For those of you who give a damn, be assured that if I was going to off myself, I wouldn't go about telling people before I did the deed.

I have to say, removing sex from the equation only makes it harder. It has been almost 12 years since we've had actual penetration type sex, due to the meds he has been taking to keep him alive. I can't complain, he has tried to make up for the deficit with toys and such, but I do have to tell you that he gets jealous of the dildo.

In truth, I can't blame him for that. I can't say that I understand it either. Seriously, I truly don't understand wanting to fuck something. Wanting to be on the other end of that equation, this I get!

I guess what I'm saying here is that I desperately miss my horny man who would even fuck a cantaloupe or a vacuum cleaner(I learned those stories from his mother!(I still wonder if he managed to get seeds up his pee-hole!))

Anyway, The transition from a strong provider to a man who needed me to work 90 hours per week just to be able to afford the meds that kept him alive, followed by the complete denial of my self, to the point of not even being allowed to dress at home and pretend, that was really harsh.
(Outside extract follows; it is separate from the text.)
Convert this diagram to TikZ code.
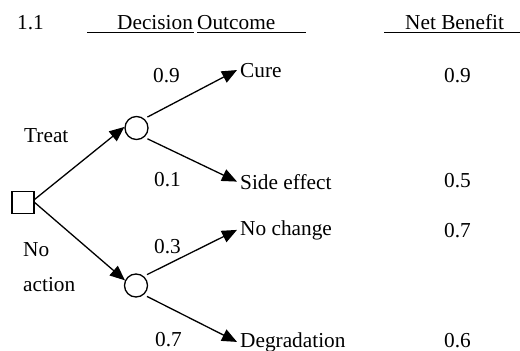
\documentclass[tikz,border=0pt]{standalone}
\usepackage{fontspec}
\setmainfont{Liberation Serif}
\usetikzlibrary{arrows.meta}
\begin{document}
\begin{tikzpicture}[x=1pt,y=-1pt,
  every node/.style={font=\fontsize{21.3}{24}\selectfont},
  lbl/.style={anchor=base west,inner sep=0pt},
  outc/.style={anchor=base west,inner sep=3pt},
  chance/.style={circle,draw,line width=1.3pt,minimum size=23pt,inner sep=0pt},
  decis/.style={rectangle,draw,line width=1.3pt,minimum size=22pt,inner sep=0pt},
  arr/.style={line width=1.3pt,-{Triangle[length=15pt,width=12.5pt]}},
  ul/.style={line width=1.3pt}]
\useasboundingbox (0,0) rectangle (520,351);
% header
\node[lbl] (h11) at (17,29) {1.1};
\node[lbl] (hdec) at (117,29) {Decision};
\node[lbl] (hout) at (197,29) {Outcome};
\node[lbl] (hnet) at (405,29) {Net Benefit};
\draw[ul] (87,32.5) -- (194,32.5);
\draw[ul] (197,32.5) -- (306,32.5);
\draw[ul] (384,32.5) -- (520,32.5);
% tree nodes
\node[decis] (sq) at (23,202.5) {};
\node[chance] (c1) at (136.5,128) {};
\node[chance] (c2) at (136,285.5) {};
% outcomes
\node[outc] (cure) at (237,77) {Cure};
\node[outc] (side) at (237,189) {Side effect};
\node[outc] (noch) at (237,235) {No change};
\node[outc] (degr) at (237,347) {Degradation};
% labels
\node[lbl] (treat) at (24,142) {Treat};
\node[lbl] (no) at (23,256) {No};
\node[lbl] (action) at (23,291) {action};
\node[lbl] (p1) at (153,82) {0.9};
\node[lbl] (p2) at (154,186) {0.1};
\node[lbl] (p3) at (154,253) {0.3};
\node[lbl] (p4) at (155,346) {0.7};
\node[lbl] (n1) at (444,82) {0.9};
\node[lbl] (n2) at (444,187) {0.5};
\node[lbl] (n3) at (444,237) {0.7};
\node[lbl] (n4) at (444,347) {0.6};
% connectors
\draw[arr] (sq.15) -- (c1.175);
\draw[arr] (sq.east) -- (c2.155);
\draw[arr,shorten <=3.5pt] (c1.50) -- (cure.west);
\draw[arr,shorten <=3.5pt] (c1.-50) -- (side.west);
\draw[arr,shorten <=3.5pt] (c2.50) -- (noch.west);
\draw[arr,shorten <=3.5pt] (c2.-50) -- (degr.west);
\end{tikzpicture}
\end{document}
I dealt with it, although not well. I went from being a non drinker to being a full blown alcoholic. 1/2 gallon of vodka every 2 days worth of alcoholic. If I told you it kept me out of my pain, I would be lying.

I drank myself out of business, hell I drank myself out of a profession and several jobs after that. I can't tell you that I have stopped drinking, right now I am on my fifth 24 ounce Schlitz.

Anyway, all of that stuff is why I have finally come to the conclusion that I can no longer pretend or hide or just do anything other than be who I am.

I guess you could say that today will be the beginning of the rest of my life. If it turns out that I have to give up love, well, that is what I will have to do. I might wind up in the street, and if that is what must be, it won't be the first time.

I would like to survive this journey, but something tells me that is not my fate. If I wind up on the streets, I would like it if someone would remember me, sometime.

Please just wear a yellow rose. It probably won't mean a damn thing to anyone other than you.